猫伝染性腹膜炎って?
猫伝染性腹膜炎ウイルス(FIPV)により発症する病気です。FIPVとは子猫に下痢などを引き起こす弱いウイルス、猫腸コロナウイルス(FECV)が突然変異したもので、発症すると症状が重く、死亡率が高い病気です。症状はウイルスに障害される臓器によって異なりますが、基本的な症状としては発熱、体重減少、腹水が溜まることによる腹部膨満、胸に胸水がたまり、呼吸がしづらくなるなどが多くみられます。その他にもぶどう膜炎という目に起こる症状や、肝臓や腎臓に障害を起こすもの、痙攣などの神経症状を起こすタイプもあります。初期症状が発熱や食欲不振のため、診断が難しい病気でもあります。
どうしてなってしまうの?
上記の通り、弱いコロナウイルスが強いFIPウイルスに突然変異することで発症します。その原因は詳しくは分かっていませんが、雑種猫に比べると、純血種に多く、成猫よりも子猫(生後半年未満)での発症が目立ちます。
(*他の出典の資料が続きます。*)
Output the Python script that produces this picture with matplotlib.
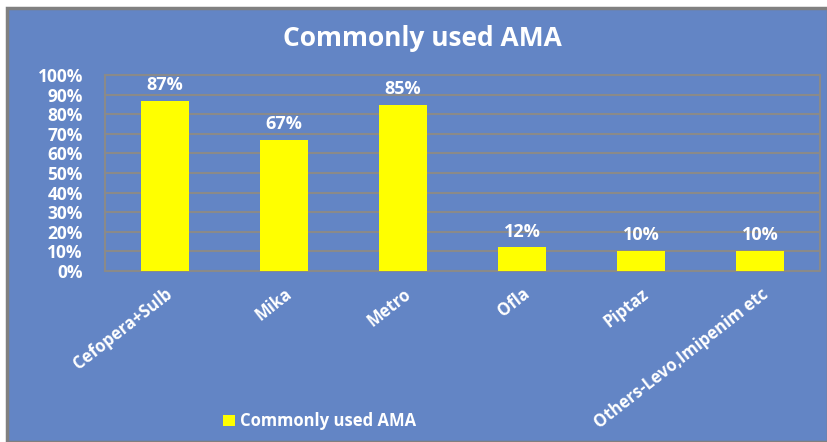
"""plot.py: bar chart of commonly used AMA, saved as out.png"""

import matplotlib.pyplot as plt
from matplotlib.patches import Rectangle

categories = ['Cefopera+Sulb', 'Mika', 'Metro', 'Ofla', 'Piptaz', 'Others-Levo,Imipenim etc']
values = [87, 67, 85, 12, 10, 10]
yticks = list(range(0, 101, 10))
series_name = 'Commonly used AMA'

plt.rcParams['font.family'] = ['Open Sans', 'DejaVu Sans']
plt.rcParams['font.weight'] = 'bold'

bg = '#6385c5'
grid_col = '#8a8a8a'

fig = plt.figure(figsize=(8.28, 4.42), dpi=100)
fig.patch.set_facecolor('white')

# blue background with grey frame
fig.patches.append(Rectangle((0.009, 0.0), 0.991, 0.982, transform=fig.transFigure,
                             facecolor=bg, edgecolor='#808080', linewidth=2.5, zorder=-2))

ax = fig.add_axes([0.127, 0.387, 0.863, 0.443])
ax.set_facecolor('none')

x = list(range(len(categories)))
bars = ax.bar(x, values, width=0.4, color='#ffff00', zorder=3, label=series_name)

ax.set_xlim(-0.5, len(categories) - 0.5)
ax.set_ylim(0, 100)
ax.set_yticks(yticks)
ax.set_yticklabels([str(t) + '%' for t in yticks], color='white', fontsize=12.5, fontweight='bold')
ax.tick_params(axis='y', length=0, pad=16)
ax.tick_params(axis='x', length=0, pad=10)

ax.set_xticks(x)
ax.set_xticklabels(categories, rotation=38, ha='right', rotation_mode='anchor',
                   color='white', fontsize=12, fontweight='bold')

ax.grid(axis='y', color=grid_col, linewidth=1.5, zorder=1)
for s in ax.spines.values():
    s.set_color(grid_col)
    s.set_linewidth(1.5)

# value labels above the bars
for b, v in zip(bars, values):
    ax.annotate(str(v) + '%', (b.get_x() + b.get_width() / 2, v), xytext=(0, 5),
                textcoords='offset points', ha='center', va='bottom',
                color='white', fontsize=13, fontweight='bold')

fig.text(0.51, 0.912, 'Commonly used AMA', ha='center', va='center',
         color='white', fontsize=19, fontweight='bold')

leg = fig.legend(loc='center', bbox_to_anchor=(0.386, 0.047), frameon=False,
                 handlelength=0.7, handleheight=0.7, handletextpad=0.3,
                 prop={'weight': 'bold', 'size': 12})
for t in leg.get_texts():
    t.set_color('white')

fig.savefig('out.png', dpi=100, facecolor=fig.get_facecolor())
メスよりもオスで発症が多くみられる他、ストレスが原因の一つであるとも言われています。
どうしたらいいの?
猫伝染性腹膜炎を完全に治す治療法は確立されていません。無治療の場合予後が数週間、抗ウイルス薬、抗菌薬、免疫抑制剤などで治療を行っても数カ月であることが多いです。ただ、中には感染しても発症しなかったり、1年を超えても元気にしている猫も確認されているため、まずは日頃の観察や無駄なストレスの回避、体調を崩した場合の早めの受診が重要と言えます。